Has anyone tried doing these using jalapeno for heat. I'm ok with the chipotle or cayenne, but if I cut that to 1/2 tsp and use a jalapeno would that work?

Also, when you cook these under your ribs do you run them there for the whole time or do you put them in 2.5-3 hours out? I've never cooked anything under my ribs to catch the drippings so I don't want to mess these up.

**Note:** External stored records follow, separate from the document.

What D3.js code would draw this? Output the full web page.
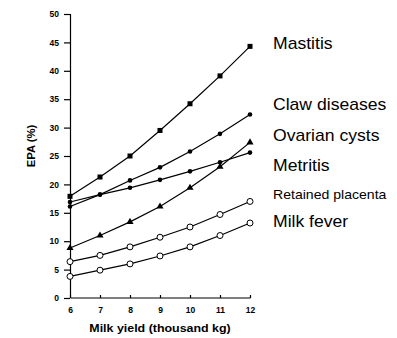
<!DOCTYPE html>
<html>
<head>
<meta charset="utf-8">
<script src="https://cdn.jsdelivr.net/npm/d3@7"></script>
<style>
  body { margin: 0; background: #fff; }
  .tick text { font-family: Arial, "Liberation Sans", sans-serif; font-weight: bold; font-size: 8.5px; }
  .axis-label { font-family: Arial, "Liberation Sans", sans-serif; font-weight: bold; font-size: 11.3px; }
  .series-label { font-family: Arial, "Liberation Sans", sans-serif; font-size: 16px; }
</style>
</head>
<body>
<div id="chart"></div>
<script>
// milk yield in thousand kg
const milkYield = [6, 7, 8, 9, 10, 11, 12];

const mastitis = [17.9, 21.3, 25.0, 29.5, 34.2, 39.1, 44.3];
const clawDiseases = [16.1, 18.2, 20.7, 23.0, 25.8, 28.9, 32.3];
const ovarianCysts = [8.8, 11.0, 13.4, 16.1, 19.4, 23.1, 27.4];
const metritis = [16.9, 18.2, 19.4, 20.8, 22.3, 23.9, 25.6];
const retainedPlacenta = [6.4, 7.5, 9.0, 10.7, 12.5, 14.7, 17.0];
const milkFever = [3.8, 4.9, 6.0, 7.4, 9.0, 11.0, 13.2];

const yTicks = [0, 5, 10, 15, 20, 25, 30, 35, 40, 45, 50];

const series = [
  { name: "Mastitis", values: mastitis, marker: "square", label: 43, size: 16 },
  { name: "Claw diseases", values: clawDiseases, marker: "dot", label: 104, size: 16 },
  { name: "Ovarian cysts", values: ovarianCysts, marker: "triangle", label: 135, size: 16 },
  { name: "Metritis", values: metritis, marker: "dot", label: 165.5, size: 16 },
  { name: "Retained placenta", values: retainedPlacenta, marker: "open", label: 195, size: 12.8 },
  { name: "Milk fever", values: milkFever, marker: "open", label: 221.5, size: 16 }
];

const svgWidth = 397;
const svgHeight = 338;
const margin = { top: 14, right: 147, bottom: 40, left: 70 };
const width = svgWidth - margin.left - margin.right;
const height = svgHeight - margin.top - margin.bottom;

const svg = d3.select("#chart").append("svg")
  .attr("width", svgWidth)
  .attr("height", svgHeight);

const chart = svg.append("g")
  .attr("transform", `translate(${margin.left},${margin.top})`);

const x = d3.scaleLinear().domain([6, 12]).range([0, width]);
const y = d3.scaleLinear().domain([0, 50]).range([height, 0]);

// axes
const xAxis = chart.append("g")
  .attr("transform", `translate(0,${height})`)
  .call(d3.axisBottom(x).tickValues(milkYield).tickFormat(d3.format("d")).tickSize(-3).tickPadding(9));
xAxis.select(".domain").attr("d", `M0.5,0H${width + 0.5}`).attr("stroke-width", 1.2);
xAxis.selectAll(".tick line").attr("stroke-width", 1.2);

const yAxis = chart.append("g")
  .call(d3.axisLeft(y).tickValues(yTicks).tickSize(6).tickPadding(5));
yAxis.select(".domain").attr("d", `M0.5,${height}V0`).attr("stroke-width", 1.2);
yAxis.selectAll(".tick line").attr("stroke-width", 1.2);

svg.append("text")
  .attr("class", "axis-label")
  .attr("transform", `translate(${margin.left + width / 2},332) scale(1.1,1)`)
  .attr("text-anchor", "middle")
  .text("Milk yield (thousand kg)");

svg.append("text")
  .attr("class", "axis-label")
  .attr("transform", "translate(35,146) rotate(-90)")
  .attr("text-anchor", "middle")
  .text("EPA (%)");

const line = d3.line()
  .x((d, i) => x(milkYield[i]))
  .y(d => y(d));

series.forEach(s => {
  const g = chart.append("g");
  g.append("path")
    .attr("d", line(s.values))
    .attr("fill", "none")
    .attr("stroke", "#000")
    .attr("stroke-width", 1.2);

  const pts = g.selectAll(".pt")
    .data(s.values)
    .enter();

  if (s.marker === "square") {
    pts.append("rect")
      .attr("x", (d, i) => x(milkYield[i]) - 2.5)
      .attr("y", d => y(d) - 2.5)
      .attr("width", 5)
      .attr("height", 5)
      .attr("fill", "#000");
  } else if (s.marker === "dot") {
    pts.append("circle")
      .attr("cx", (d, i) => x(milkYield[i]))
      .attr("cy", d => y(d))
      .attr("r", 2.3)
      .attr("fill", "#000");
  } else if (s.marker === "triangle") {
    pts.append("path")
      .attr("d", d3.symbol(d3.symbolTriangle, 22))
      .attr("transform", (d, i) => `translate(${x(milkYield[i])},${y(d)})`)
      .attr("fill", "#000");
  } else {
    pts.append("circle")
      .attr("cx", (d, i) => x(milkYield[i]))
      .attr("cy", d => y(d))
      .attr("r", 3)
      .attr("fill", "#fff")
      .attr("stroke", "#000")
      .attr("stroke-width", 1);
  }
});

// series names on the right
svg.selectAll(".series-label")
  .data(series)
  .enter()
  .append("text")
  .attr("class", "series-label")
  .attr("transform", d => `translate(273,${d.label}) scale(1.1,1)`)
  .attr("dy", "0.35em")
  .style("font-size", d => d.size + "px")
  .text(d => d.name);
</script>
</body>
</html>
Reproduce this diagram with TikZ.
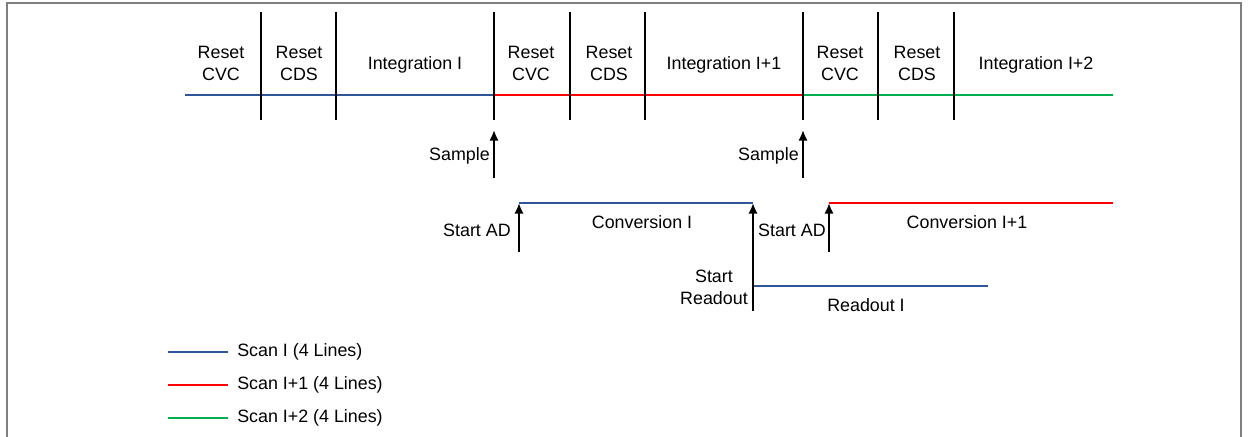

3 or 4 slices bacon, diced
2 (16 oz) cans pork and beans, mostly drained (modified to 2 28-oz cans Bush's Baked Beans - see note below)
1/2 c. Blues Hog BBQ Sauce (or other sweet-spicy favorite)
1 lb. smoked leftover smoked pork or beef, more or less, or 1 lb crumbled cooked pork sausage
1 can apple pie filling (chop up the big chunks some)
1 medium onion, chopped
1/2 green pepper, chopped
1/2 c. brown sugar
2 Tbsp. Worcestershire sauce
2 Tbsp. Mustard (prepared)
1 tsp chipotle or cayenne powder (optional, to taste*)
1 tsp Blues Hog barbecue rub (or your favorite de jour)

As always, thanks for all of the tips. This forum makes cooking great!

Brian
 
I always cook my beans under my ribs and everyone loves the results. I use a cast iron Dutch oven and put them on part way through the smoke. Be sure to monitor them because it is possible to over cook them and end up with a pot of mushy almost bean paste substance.

Mike
 
I posted too fast. What I should have asked was, how do you know when they are done. I've never made beans like this before.
 
90 mins should be fine. If you think about it, the cans are already cooked, just need to be warmed up, and let the flavors melt together. 90 mins should be goood.
 
I put beans below the ribs all the time in one of those cheap metal roasting pans. I like to trim the spares St Louis style, dust the boneless trimmings with rub and put them on with the meat. When the trimmings are done, I chop them up and put them in with the beans. The roasting pans I like best are deep so only the top of the beans get dry. I leave em on for the entire cook (6 hours for spares). They're probably done a lot sooner but I just stir the dry top into the wet bottom and they taste great. I've never had the come out mushy.